SAN DIEGO — Bone culture was the only means of identifying a pathogen in 80 of 216 cases of pediatric acute hematogenous osteomyelitis (AHO), according to results of a retrospective study presented at ID Week.
“Identifying these pathogens through IR guided bone culture was important to treatment, since properly identification often times led to a change in the type of antibiotic the patient was prescribed,” Jonathon McNeil, MD, of Baylor College of Medicine and Texas Children’s Hospital said during his presentation of the abstract.
“The study looked at pediatric cases of AHO seen by the infectious diseases consult service at Texas Children’s Hospital from Jan. 2013 through June 2014. In 46.3% of reviewed cases, blood cultures were positive for a pathogen.
The researchers noted that their orthopedic surgeons operated on 150 patients and 82% had a positive bone culture. Among those, half had organisms identified only through bone culture. This led to a change in antibiotic choice for 53 patients.
Sixty-six patients had an interventional radiology-guided bone culture.
Just over half of those patients, 51.5 percent, had a positive bone culture and 15 patients had positive blood cultures.
Patients with infection in the pelvis or spine were more likely to have IR-guided procedures, the researchers noted. For those with a positive IR bone culture, 18 patients had a pathogen identified only though the bone culture. In 15 of those 18 cases, the bone culture result led to a change in antibiotic management.

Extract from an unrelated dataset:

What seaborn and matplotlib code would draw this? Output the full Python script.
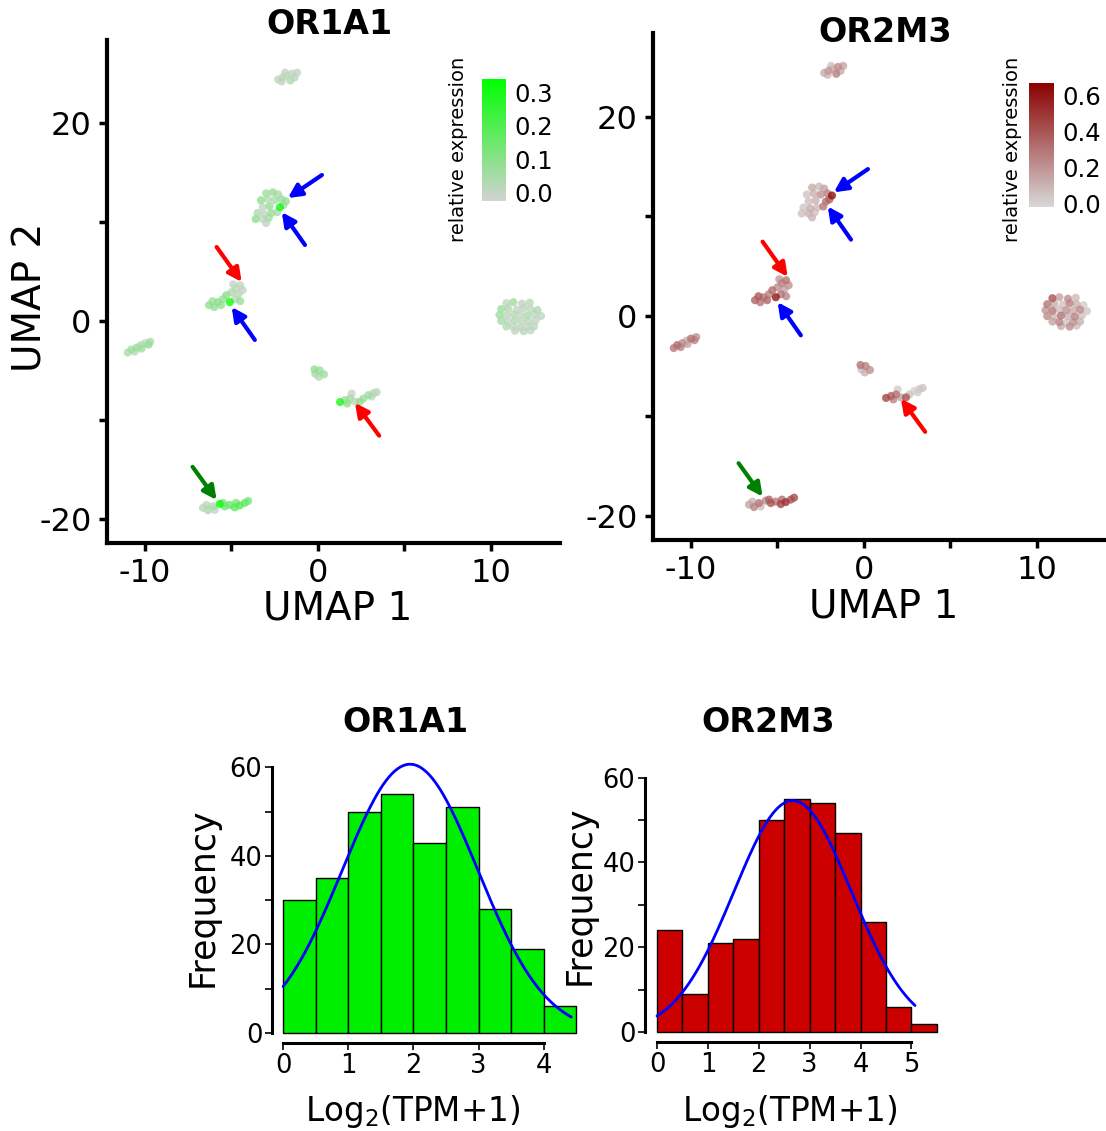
import numpy as np
import pandas as pd
import matplotlib
matplotlib.use("Agg")
import matplotlib.pyplot as plt
import seaborn as sns
from matplotlib.colors import LinearSegmentedColormap, Normalize
from matplotlib.cm import ScalarMappable

# ---------------- data ----------------
# UMAP embedding of the cells (UMAP 1, UMAP 2) and relative expression of the two genes
umap1 = [
    # top cluster
    -2.3, -2.05, -1.8, -1.5, -1.2, -2.1, -1.6, -1.35, -1.9,
    # upper-middle cluster
    -3.0, -2.6, -2.3, -3.3, -2.9, -2.5, -2.1, -1.85, -3.2, -2.8, -2.2, -2.0,
    -3.5, -3.1, -2.7, -2.35, -3.6, -3.2, -2.85, -3.0,
    # middle-left cluster
    -6.3, -6.0, -5.8, -6.1, -5.5, -5.3, -5.0, -4.75, -4.5, -4.35, -4.6, -4.8,
    -5.1, -4.5, -5.6, -4.9,
    # far-left cluster
    -11.0, -10.8, -10.6, -10.5, -10.25, -10.0, -9.8, -9.7, -10.2,
    # small central cluster
    -0.2, 0.1, 0.35, -0.15, 0.05,
    # right-central cluster
    1.28, 1.57, 1.86, 2.14, 1.95, 2.43, 2.63, 2.92, 3.21, 3.4, 3.11, 1.7,
    # bottom cluster
    -6.65, -6.36, -6.45, -6.07, -5.97, -5.68, -5.49, -5.39, -5.10, -4.81,
    -4.74, -4.52, -4.23, -4.04,
    # big right cluster
    10.9, 11.3, 11.8, 12.25,
    10.6, 11.0, 11.5, 11.9, 12.3, 12.7,
    10.5, 10.9, 11.3, 11.7, 12.1, 12.5, 12.9,
    10.6, 11.0, 11.4, 11.8, 12.2, 12.6,
    10.9, 11.3, 11.7, 12.1, 12.5,
    11.4, 11.9, 12.3,
]
umap2 = [
    24.4, 24.6, 24.8, 25.0, 25.1, 24.2, 24.3, 24.6, 25.1,
    12.9, 13.0, 12.8, 12.2, 12.3, 12.2, 12.3, 12.1, 11.5, 11.6, 11.5, 11.7,
    10.9, 10.8, 10.9, 11.0, 10.3, 10.3, 10.4, 9.9,
    1.6, 1.4, 1.9, 2.0, 2.2, 2.6, 2.9, 3.3, 3.6, 3.1, 2.7, 2.2,
    1.9, 2.0, 1.6, 3.7,
    -3.2, -2.9, -3.1, -2.7, -2.45, -2.25, -2.4, -2.1, -2.8,
    -4.9, -5.0, -5.4, -5.35, -5.65,
    -8.2, -8.0, -7.85, -8.15, -7.35, -8.15, -7.85, -7.5, -7.3, -7.2, -7.65, -8.35,
    -18.9, -19.15, -18.6, -18.75, -19.1, -18.5, -18.4, -18.75, -18.6, -18.85,
    -18.4, -18.65, -18.4, -18.2,
    1.8, 1.9, 1.75, 1.85,
    1.2, 1.25, 1.15, 1.3, 1.2, 1.1,
    0.6, 0.55, 0.65, 0.6, 0.55, 0.65, 0.5,
    0.0, -0.05, 0.05, 0.0, -0.05, 0.05,
    -0.55, -0.6, -0.65, -0.6, -0.55,
    -1.0, -1.05, -0.95,
]
expr_or1a1 = [
    0.01, 0.02, 0.0, 0.01, 0.0, 0.0, 0.03, 0.01, 0.0,
    0.06, 0.08, 0.03, 0.09, 0.01, 0.05, 0.07, 0.08, 0.0, 0.08, 0.32, 0.04,
    0.03, 0.0, 0.07, 0.04, 0.09, 0.0, 0.06, 0.01,
    0.09, 0.08, 0.10, 0.06, 0.08, 0.10, 0.04, 0.0, 0.01, 0.0, 0.01, 0.02,
    0.33, 0.07, 0.08, 0.0,
    0.04, 0.06, 0.02, 0.07, 0.03, 0.01, 0.08, 0.04, 0.06,
    0.09, 0.07, 0.06, 0.04, 0.02,
    0.30, 0.07, 0.04, 0.01, 0.0, 0.09, 0.06, 0.07, 0.01, 0.02, 0.0, 0.09,
    0.02, 0.04, 0.01, 0.04, 0.01, 0.33, 0.12, 0.14, 0.16, 0.18,
    0.12, 0.20, 0.16, 0.14,
    0.01, 0.06, 0.0, 0.02,
    0.07, 0.03, 0.0, 0.01, 0.0, 0.04,
    0.06, 0.0, 0.02, 0.0, 0.04, 0.0, 0.01,
    0.05, 0.0, 0.03, 0.0, 0.01, 0.0,
    0.03, 0.0, 0.01, 0.0, 0.02,
    0.0, 0.01, 0.0,
]
expr_or2m3 = [
    0.12, 0.18, 0.10, 0.22, 0.15, 0.08, 0.25, 0.12, 0.05,
    0.12, 0.08, 0.15, 0.05, 0.10, 0.20, 0.25, 0.62, 0.06, 0.10, 0.30, 0.35,
    0.04, 0.12, 0.08, 0.28, 0.06, 0.10, 0.05, 0.09,
    0.35, 0.30, 0.28, 0.38, 0.25, 0.32, 0.22, 0.26, 0.30, 0.20, 0.15, 0.30,
    0.60, 0.24, 0.34, 0.18,
    0.28, 0.32, 0.25, 0.22, 0.10, 0.30, 0.26, 0.20, 0.15,
    0.30, 0.25, 0.20, 0.05, 0.10,
    0.45, 0.35, 0.30, 0.15, 0.02, 0.40, 0.05, 0.0, 0.02, 0.05, 0.01, 0.25,
    0.15, 0.25, 0.10, 0.30, 0.05, 0.22, 0.35, 0.40, 0.28, 0.45,
    0.32, 0.50, 0.38, 0.42,
    0.40, 0.15, 0.22, 0.08,
    0.30, 0.12, 0.05, 0.25, 0.10, 0.02,
    0.18, 0.28, 0.06, 0.20, 0.12, 0.24, 0.03,
    0.22, 0.08, 0.30, 0.10, 0.26, 0.05,
    0.15, 0.25, 0.04, 0.20, 0.10,
    0.12, 0.22, 0.06,
]

# arrows marking cells: (tail UMAP1, tail UMAP2, head UMAP1, head UMAP2, colour)
arrow_marks = [
    (0.23, 14.75, -1.74, 12.42, "#0000ff"),
    (-0.75, 7.68, -2.09, 11.0, "#0000ff"),
    (-5.86, 7.47, -4.41, 3.94, "#ff0000"),
    (-3.65, -1.92, -4.99, 1.41, "#0000ff"),
    (3.54, -11.6, 2.14, -8.28, "#ff0000"),
    (-7.25, -14.75, -5.86, -18.1, "#008000"),
]

# histograms of Log2(TPM+1): bin edges and counts
bins_or1a1 = [0.0, 0.5, 1.0, 1.5, 2.0, 2.5, 3.0, 3.5, 4.0, 4.5]
counts_or1a1 = [30, 35, 50, 54, 43, 51, 28, 19, 6]
bins_or2m3 = [0.0, 0.5, 1.0, 1.5, 2.0, 2.5, 3.0, 3.5, 4.0, 4.5, 5.0, 5.5]
counts_or2m3 = [24, 9, 21, 22, 50, 55, 54, 47, 26, 6, 2]
curve_range_or1a1 = [0.0, 4.42]
curve_range_or2m3 = [0.0, 5.07]

genes = ["OR1A1", "OR2M3"]

# ---------------- style ----------------
sns.set_theme(style="white")
plt.rcParams["font.family"] = ["DejaVu Sans"]
plt.rcParams["axes.unicode_minus"] = False

W, H = 1106, 1131
fig = plt.figure(figsize=(W / 100, H / 100), dpi=100)


def px_axes(l, t, r, b):
    return fig.add_axes([l / W, 1 - b / H, (r - l) / W, (b - t) / H])


def frac(ax, xp, yp):
    bb = ax.get_position()
    return ((xp / W - bb.x0) / bb.width, ((1 - yp / H) - bb.y0) / bb.height)


def xlabel_at(ax, text, xp, yp, size):
    ax.set_xlabel(text, fontsize=size, color="black")
    ax.xaxis.set_label_coords(*frac(ax, xp, yp))
    ax.xaxis.label.set_va("center")


def ylabel_at(ax, text, xp, yp, size):
    ax.set_ylabel(text, fontsize=size, color="black")
    ax.yaxis.set_label_coords(*frac(ax, xp, yp))
    ax.yaxis.label.set_va("center")


def title_at(ax, text, xp, yp, size):
    fx, fy = frac(ax, xp, yp)
    ax.set_title(text, fontsize=size, fontweight="bold", y=fy, va="center",
                 color="black", pad=0)
    ax.title.set_x(fx)


cells = pd.DataFrame({"UMAP1": umap1, "UMAP2": umap2,
                      "OR1A1": expr_or1a1, "OR2M3": expr_or2m3})

cmaps = {
    "OR1A1": LinearSegmentedColormap.from_list("g", ["#d2d2d2", "#00ff00"]),
    "OR2M3": LinearSegmentedColormap.from_list("r", ["#d8d8d8", "#8b0000"]),
}
norms = {"OR1A1": Normalize(-0.027, 0.342), "OR2M3": Normalize(-0.022, 0.667)}
cticks = {"OR1A1": [0.0, 0.1, 0.2, 0.3], "OR2M3": [0.0, 0.2, 0.4, 0.6]}

umap_boxes = {"OR1A1": (107, 40, 560, 543), "OR2M3": (653, 33, 1106, 540)}
cbar_boxes = {"OR1A1": (482, 79, 506, 201), "OR2M3": (1029, 83, 1054, 207)}
cbar_label_x = {"OR1A1": 458, "OR2M3": 1012}
umap_titles = {"OR1A1": (329, 25), "OR2M3": (885, 32)}

for g in genes:
    ax = px_axes(*umap_boxes[g])
    d = cells.sort_values(g)
    sns.scatterplot(data=d, x="UMAP1", y="UMAP2", hue=g, palette=cmaps[g],
                    hue_norm=norms[g], s=34, linewidth=0, alpha=0.8,
                    legend=False, ax=ax)
    for (tx, ty, hx, hy, c) in arrow_marks:
        ax.annotate("", xy=(hx, hy), xytext=(tx, ty),
                    arrowprops=dict(arrowstyle="-|>", color=c, lw=3,
                                    mutation_scale=20, shrinkA=0, shrinkB=0))
    ax.set_xlim(-12.2, 14.0)
    ax.set_ylim(-22.45, 28.4)
    ax.set_xticks([-10, -5, 0, 5, 10])
    ax.set_xticklabels(["-10", "", "0", "", "10"])
    ax.set_yticks([-20, -10, 0, 10, 20])
    ax.set_yticklabels(["-20", "", "0", "", "20"])
    for s in ["top", "right"]:
        ax.spines[s].set_visible(False)
    for s in ["left", "bottom"]:
        ax.spines[s].set_linewidth(3)
        ax.spines[s].set_color("black")
    ax.tick_params(axis="both", which="both", direction="out", length=6, width=2.5,
                   color="black", labelsize=23, labelcolor="black", pad=5,
                   bottom=True, left=True)
    l, t, r, b = umap_boxes[g]
    xlabel_at(ax, "UMAP 1", (l + r) / 2 + 4, b + 66, 28)
    if g == "OR1A1":
        ylabel_at(ax, "UMAP 2", 31, 297, 28)
    else:
        ax.set_ylabel("")
    title_at(ax, g, *umap_titles[g], 24)

    cax = px_axes(*cbar_boxes[g])
    sm = ScalarMappable(norm=norms[g], cmap=cmaps[g])
    cb = fig.colorbar(sm, cax=cax)
    cb.outline.set_visible(False)
    cb.set_ticks(cticks[g])
    cb.set_ticklabels([f"{v:.1f}" for v in cticks[g]])
    cax.tick_params(direction="in", color="white", length=4, width=1,
                    labelsize=17.5, labelcolor="black", pad=6, right=True)
    cax.yaxis.set_label_position("left")
    ylabel_at(cax, "relative expression", cbar_label_x[g], 149, 14)

# ---------------- histograms ----------------
hist_specs = {
    "OR1A1": dict(box=(272, 754, 583, 1043), xlim=(-0.17, 4.6), ylim=(-2.3, 63),
                  bins=bins_or1a1, counts=counts_or1a1, color="#00ee00",
                  xticks=[0, 1, 2, 3, 4], crange=curve_range_or1a1,
                  title=(405, 722), ylab=(203, 897), xlab=(413, 1111)),
    "OR2M3": dict(box=(645, 765, 942, 1042), xlim=(-0.236, 5.6), ylim=(-2.36, 63),
                  bins=bins_or2m3, counts=counts_or2m3, color="#cd0000",
                  xticks=[0, 1, 2, 3, 4, 5], crange=curve_range_or2m3,
                  title=(768, 722), ylab=(580, 895), xlab=(790, 1111)),
}

for g in genes:
    sp = hist_specs[g]
    ax = px_axes(*sp["box"])
    edges = np.array(sp["bins"], dtype=float)
    mids = (edges[:-1] + edges[1:]) / 2
    cnt = np.array(sp["counts"], dtype=float)
    hd = pd.DataFrame({"value": mids, "count": cnt})
    sns.histplot(data=hd, x="value", weights="count", bins=list(edges),
                 color=sp["color"], alpha=1, edgecolor="black", linewidth=1, ax=ax)
    # fitted normal curve from the histogram
    n = cnt.sum()
    bw = edges[1] - edges[0]
    mu = np.sum(mids * cnt) / n
    sd = np.sqrt(np.sum(cnt * (mids - mu) ** 2) / n)
    xs = np.linspace(sp["crange"][0], sp["crange"][1], 200)
    ys = n * bw * np.exp(-0.5 * ((xs - mu) / sd) ** 2) / (sd * np.sqrt(2 * np.pi))
    ax.plot(xs, ys, color="#0000ff", lw=2)
    ax.set_xlim(*sp["xlim"])
    ax.set_ylim(*sp["ylim"])
    ax.set_xticks(sp["xticks"])
    ax.set_xticklabels([str(v) for v in sp["xticks"]])
    ax.set_yticks([0, 10, 20, 30, 40, 50, 60])
    ax.set_yticklabels(["0", "", "20", "", "40", "", "60"])
    for s in ["top", "right"]:
        ax.spines[s].set_visible(False)
    for s in ["left", "bottom"]:
        ax.spines[s].set_linewidth(2.2)
        ax.spines[s].set_color("black")
    ax.spines["left"].set_bounds(0, 60)
    ax.spines["bottom"].set_bounds(sp["xticks"][0], sp["xticks"][-1])
    ax.tick_params(axis="both", direction="out", length=5, width=1.2, color="black",
                   labelsize=18.5, labelcolor="black", pad=2, bottom=True, left=True)
    xlabel_at(ax, r"Log$_2$(TPM+1)", *sp["xlab"], 23.5)
    ylabel_at(ax, "Frequency", *sp["ylab"], 25)
    title_at(ax, g, *sp["title"], 24)

fig.savefig("out.png", dpi=100)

A CRP less than three mg/dl and a lack of fever strongly predicted a negative IR bone culture, according to the researchers. Thirty-five patients required general anesthesia for the IR bone culture.
Dr McNeil said that their findings suggest that IR-guided bone culture “can be performed to obtain culture material safely and effectively particularly in patients with sites of disease that are difficult to access surgically,” however, he said, more data are needed.